There is a better way to learn, and I would love to see more and more children have the opportunity to do it. Learning to read does not have to be hard, boring or stressful. It really can be relaxed, enjoyable and natural!

This post has been shared, along with lots of other “how they learned to read naturally” posts over at:

Learn to Read Homeschool Blog Hop

Published by

Karen Lee

FAMILY: Married since 1989 (does that make me old?), a full-time Mum since 1993, and unschooling my kids since 2005. On a journey of learning to live free and fully loved as God intended, following Jesus rather than an institution or "religion". Caring for the world and its people as best as I can.

5 thoughts on “A Relaxed Road to Reading”

  1. My always unschooled children have learned or are learning to read in a similar way. But each one is a little different. My oldest daughter, now about to turn 12, LOVED books since she was a baby and began reading when she was three. I think one of the biggest helps for her (besides my reading to her so much) was that she is a passionate singer, and when she was 6 or 7 she discovered karaoke versions of songs on YouTube. She quickly became a fast reader while singing along.

    My second daughter, now 9, progressed much more slowly and gradually with reading. She learned all the letter sounds by the time she was 3 or 4, but as recently as a year ago reading was “no fun” and “hard,” according to her. But in recently that has turned around and now she begs for books.

    My son is 6 and is learning a lot of words via his computer games. Not only does he read some of the text, but he often asks me how to spell words so he can type them in. This is transferring to books because he’ll surprise us when we’re reading together by reading a word here or there.

    I think being able to read is one of the most important things in life (in our culture). Once you know how to read, it opens up the whole world, and you can learn anything you want. It’s amazing how easy it actually is, when you let it happen naturally. But kids are amazing. They learn to talk and walk — no easier than reading — without any lessons, usually as babies.

    I’ve written quite a bit about unschooling in general and learning to read without lessons at my blog.

    1. Thanks for your comment, Michele. Yes, they all learn differently, that’s for sure! Which is yet another reminder that teaching children is not where it’s at! Tuning in to their learning, and supporting them in it is so much more fruitful! And fun!

    2. Thank you for your comment.
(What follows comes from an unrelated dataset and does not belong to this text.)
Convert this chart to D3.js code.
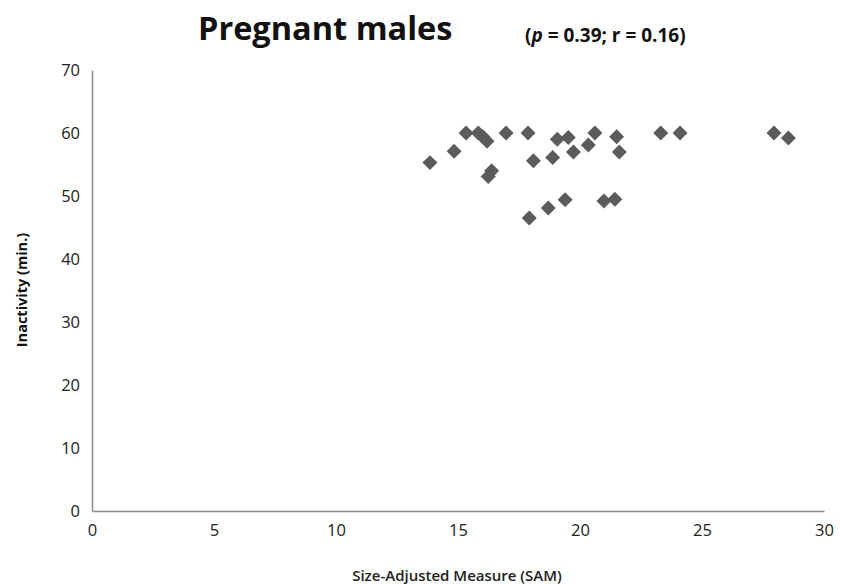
<!DOCTYPE html>
<html>
<head>
<meta charset="utf-8">
<script src="https://cdn.jsdelivr.net/npm/d3@7"></script>
<style>
  body { margin: 0; background: #fff; }
  svg { display: block; font-family: "Open Sans", sans-serif; }
</style>
</head>
<body>
<svg id="chart" width="843" height="585"></svg>
<script>
// size-adjusted measure (x) and inactivity in minutes (y)
const sam = [13.85, 14.84, 15.33, 15.83, 16.02, 16.19, 16.97, 17.87, 16.38, 16.24,
             19.07, 19.52, 19.73, 20.34, 20.61, 18.09, 18.88, 21.5, 21.61, 17.92,
             18.7, 19.39, 20.98, 21.43, 23.31, 24.1, 27.95, 28.54];
const inactivity = [55.3, 57.1, 60, 60, 59.4, 58.7, 60, 60, 54.0, 53.1,
                    59.0, 59.3, 57.0, 58.1, 60, 55.6, 56.1, 59.4, 57.0, 46.5,
                    48.1, 49.4, 49.2, 49.5, 60, 60, 60, 59.2];
const xTicks = [0, 5, 10, 15, 20, 25, 30];
const yTicks = [0, 10, 20, 30, 40, 50, 60, 70];

const margin = { top: 70, right: 19, bottom: 74, left: 92 };

const svg = d3.select("#chart");
const g = svg.append("g").attr("transform", `translate(${margin.left},${margin.top})`);

const x = d3.scaleLinear().domain([0, 30]).range([0, 732]);
const y = d3.scaleLinear().domain([0, 70]).range([441, 0]);

// axes, Excel style: plain grey lines, no tick marks
const xAxis = g.append("g")
  .attr("transform", `translate(0,${y(0)})`)
  .call(d3.axisBottom(x).tickValues(xTicks).tickSize(0).tickPadding(13));
const yAxis = g.append("g")
  .call(d3.axisLeft(y).tickValues(yTicks).tickSize(0).tickPadding(12));

[xAxis, yAxis].forEach(a => {
  a.select(".domain").attr("stroke", "#8a8a8a").attr("stroke-width", 1.5);
  a.selectAll("text").attr("font-size", "16.5px").attr("fill", "#222")
    .attr("font-family", "Open Sans, sans-serif");
});

const pts = sam.map((v, i) => ({ x: v, y: inactivity[i] }));

g.selectAll(".pt")
  .data(pts)
  .join("path")
  .attr("class", "pt")
  .attr("d", d3.symbol(d3.symbolSquare, 112))
  .attr("transform", d => `translate(${x(d.x)},${y(d.y)}) rotate(45)`)
  .attr("fill", "#5b5b5b");

// titles
svg.append("text")
  .attr("x", 198).attr("y", 40)
  .attr("font-size", "32.5px").attr("font-weight", "bold").attr("fill", "#111")
  .text("Pregnant males");

const sub = svg.append("text")
  .attr("x", 525).attr("y", 42)
  .attr("font-size", "19px").attr("font-weight", "bold").attr("fill", "#111");
sub.append("tspan").text("(");
sub.append("tspan").attr("font-style", "italic").text("p");
sub.append("tspan").text(" = 0.39; r = 0.16)");

svg.append("text")
  .attr("transform", "translate(27,290) rotate(-90)")
  .attr("text-anchor", "middle")
  .attr("font-size", "14.5px").attr("font-weight", "bold").attr("fill", "#111")
  .text("Inactivity (min.)");

svg.append("text")
  .attr("x", 457).attr("y", 581)
  .attr("text-anchor", "middle")
  .attr("font-size", "15px").attr("font-weight", "600").attr("fill", "#222")
  .text("Size-Adjusted Measure (SAM)");
</script>
</body>
</html>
Yes, it’s amazing to see them learn so much about reading while having so much fun playing computer games. I enjoyed looking at your blog too. Your photo of your craft storage area has inspired me!
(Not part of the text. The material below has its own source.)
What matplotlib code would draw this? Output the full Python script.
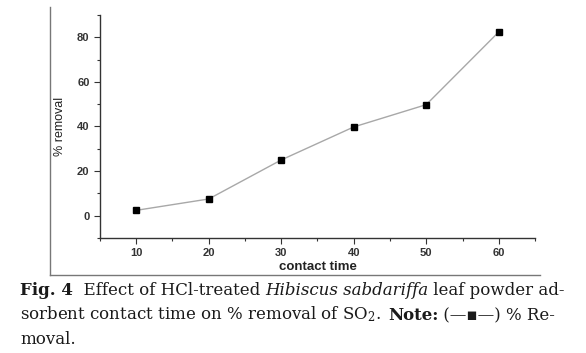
import numpy as np
from matplotlib import pyplot as plt
from matplotlib.lines import Line2D
from matplotlib.ticker import MultipleLocator

contact_time = [10, 20, 30, 40, 50, 60]
removal = [2.4, 7.5, 25.0, 39.8, 49.8, 82.4]

plt.rcParams['mathtext.fontset'] = 'dejavuserif'

fig = plt.figure(figsize=(5.86, 3.53), dpi=100)
ax = fig.add_axes([0.1706, 0.3258, 0.7424, 0.6317])

ax.plot(contact_time, removal, color='#a8a8a8', lw=1.0,
        marker='s', ms=4.5, mfc='black', mec='black')

ax.set_xlim(5, 65)
ax.set_ylim(-10, 90)
ax.set_xticks(contact_time)
ax.set_yticks([0, 20, 40, 60, 80])
ax.xaxis.set_minor_locator(MultipleLocator(5))
ax.yaxis.set_minor_locator(MultipleLocator(10))

for s in ['top', 'right']:
    ax.spines[s].set_visible(False)
for s in ['left', 'bottom']:
    ax.spines[s].set_color('#333333')
    ax.spines[s].set_linewidth(1.0)

ax.tick_params(which='major', direction='out', length=4, width=0.8,
               color='#333333', labelcolor='#333333', labelsize=8)
ax.tick_params(which='minor', direction='out', length=2, width=0.8,
               color='#333333')
for lab in ax.get_xticklabels() + ax.get_yticklabels():
    lab.set_fontfamily('Liberation Sans')
    lab.set_fontweight('bold')

ax.set_xlabel('contact time', fontfamily='Liberation Sans', fontweight='bold',
              fontsize=9.5, color='#222222', labelpad=2)
ax.set_ylabel('% removal', fontfamily='Liberation Sans', fontsize=9,
              color='#222222', labelpad=8)

# outer frame of the scanned figure
fig.add_artist(Line2D([0.0853, 0.0853], [0.980, 0.221], color='#777777', lw=1.0))
fig.add_artist(Line2D([0.0853, 0.9215], [0.221, 0.221], color='#777777', lw=1.0))

# caption, built piece by piece
fam = ['DejaVu Serif', 'DejaVu Sans']
fs = 12
col = '#1a1a1a'

def piece(prev, txt, **kw):
    return ax.annotate(txt, xy=(1, 0), xycoords=prev, va='bottom', ha='left',
                       fontsize=fs, family=fam, color=col, annotation_clip=False, **kw)

t = fig.text(20 / 586, 1 - 299 / 353, 'Fig. 4', fontsize=fs, family=fam,
             fontweight='bold', color=col, va='bottom')
t = piece(t, '  Effect of HCl-treated ')
t = piece(t, 'Hibiscus sabdariffa', style='italic')
t = piece(t, ' leaf powder ad-')

t = fig.text(20 / 586, 1 - 324 / 353, 'sorbent contact time on % removal of SO$_2$.  ',
             fontsize=fs, family=fam, color=col, va='bottom')
t = piece(t, 'Note:', fontweight='bold')
t = piece(t, ' (\u2014\u25aa\u2014) % Re-')

fig.text(20 / 586, 1 - 348 / 353, 'moval.', fontsize=fs, family=fam,
         color=col, va='bottom')

fig.savefig('out.png', dpi=100)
  2. I love this one because my kids are still young and I need the encouragement to relax and let them learn naturally 🙂 My 8 year old has started pointing out things in the books that we read and my six year old knows a few words here and there. It seems like every time I freak out, I read something encouraging like this that helps me gain perspective. Thank you! (And congratulations to your 10 year old for transitioning into chapter books!)
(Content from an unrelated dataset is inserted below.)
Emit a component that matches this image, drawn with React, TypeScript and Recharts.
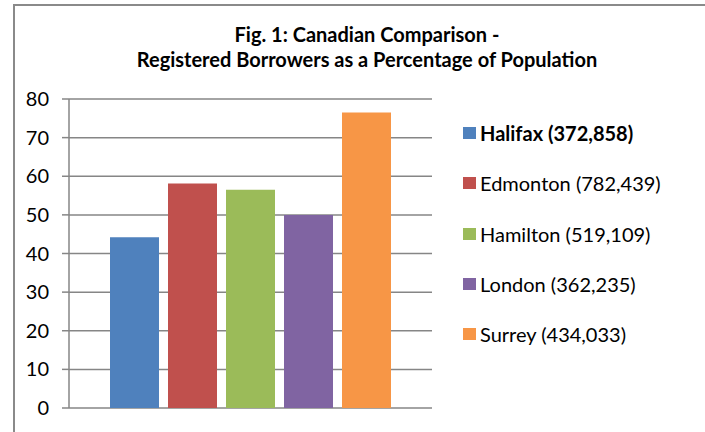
import React from 'react';
import { BarChart, Bar, XAxis, YAxis, CartesianGrid, Legend } from 'recharts';

// one bar per city, single category
const cityKeys = ['halifax', 'edmonton', 'hamilton', 'london', 'surrey'];
const cityLabels = [
  'Halifax (372,858)',
  'Edmonton (782,439)',
  'Hamilton (519,109)',
  'London (362,235)',
  'Surrey (434,033)',
];
const borrowerPct = [44.2, 58.1, 56.5, 50.0, 76.5];
const barColors = ['#4F81BD', '#C0504D', '#9BBB59', '#8064A2', '#F79646'];
const yTicks = [0, 10, 20, 30, 40, 50, 60, 70, 80];

const FONT = 'Lato, "Open Sans", sans-serif';
const GRID = '#868686';

const chartData = [
  cityKeys.reduce(
    (row, key, i) => ({ ...row, [key]: borrowerPct[i] }),
    { name: 'Canada' } as Record<string, string | number>
  ),
];

const renderLegend = (props: any) => {
  // keep series order, not alphabetical
  const payload = [...(props.payload || [])].sort(
    (a: any, b: any) => cityLabels.indexOf(a.value) - cityLabels.indexOf(b.value)
  );
  return (
    <div style={{ fontFamily: FONT, fontSize: 20, color: '#000' }}>
      {payload.map((entry: any, i: number) => (
        <div
          key={entry.value}
          style={{ height: 50.25, display: 'flex', alignItems: 'center' }}
        >
          <span
            style={{
              display: 'inline-block',
              width: 13,
              height: 12,
              background: entry.color,
              marginRight: 4,
            }}
          />
          <span style={{ fontWeight: i === 0 ? 700 : 400 }}>{entry.value}</span>
        </div>
      ))}
    </div>
  );
};

const App = () => {
  return (
    <div
      style={{
        position: 'absolute',
        left: 0,
        top: 0,
        width: 705,
        height: 432,
        overflow: 'hidden',
        background: '#fff',
      }}
    >
      <div
        style={{
          position: 'absolute',
          left: 13,
          top: 4,
          width: 800,
          height: 600,
          border: '2px solid #8a8a8a',
        }}
      />
      <div
        style={{
          position: 'absolute',
          left: 67,
          top: 22,
          width: 600,
          textAlign: 'center',
          fontFamily: FONT,
          fontWeight: 700,
          fontSize: 20,
          lineHeight: '25px',
          color: '#000',
        }}
      >
        Fig. 1: Canadian Comparison -<br />
        Registered Borrowers as a Percentage of Population
      </div>
      <BarChart
        width={705}
        height={432}
        data={chartData}
        margin={{ top: 99, right: 273, bottom: 24, left: 0 }}
        barGap={9}
        style={{ position: 'absolute', left: 0, top: 0 }}
      >
        <CartesianGrid vertical={false} stroke={GRID} strokeWidth={1.5} />
        <XAxis
          dataKey="name"
          height={0}
          tick={false}
          tickLine={false}
          axisLine={{ stroke: GRID, strokeWidth: 1.5 }}
        />
        <YAxis
          width={69}
          domain={[0, 80]}
          ticks={yTicks}
          interval={0}
          tickSize={7}
          tickMargin={13}
          axisLine={{ stroke: GRID, strokeWidth: 1.5 }}
          tickLine={{ stroke: GRID, strokeWidth: 1.5 }}
          tick={{ fill: '#000', fontSize: 20, fontFamily: FONT }}
        />
        <Legend
          layout="vertical"
          align="center"
          verticalAlign="middle"
          content={renderLegend}
          wrapperStyle={{ left: 463, top: 108, width: 240 }}
        />
        {cityKeys.map((key, i) => (
          <Bar
            key={key}
            dataKey={key}
            name={cityLabels[i]}
            fill={barColors[i]}
            barSize={49}
            isAnimationActive={false}
          />
        ))}
      </BarChart>
    </div>
  );
};

export default App;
    1. I’m glad you found this encouraging, and I really relate to the need for such encouragement during the journey. Society tells us five is the “normal age” for learning to read, but when children are allowed to learn at their own pace, it is not unusual for them to learn much later. And the relaxed road to reading is so much more fun and without pressure or tears. It sounds like your kids are really starting to work it out!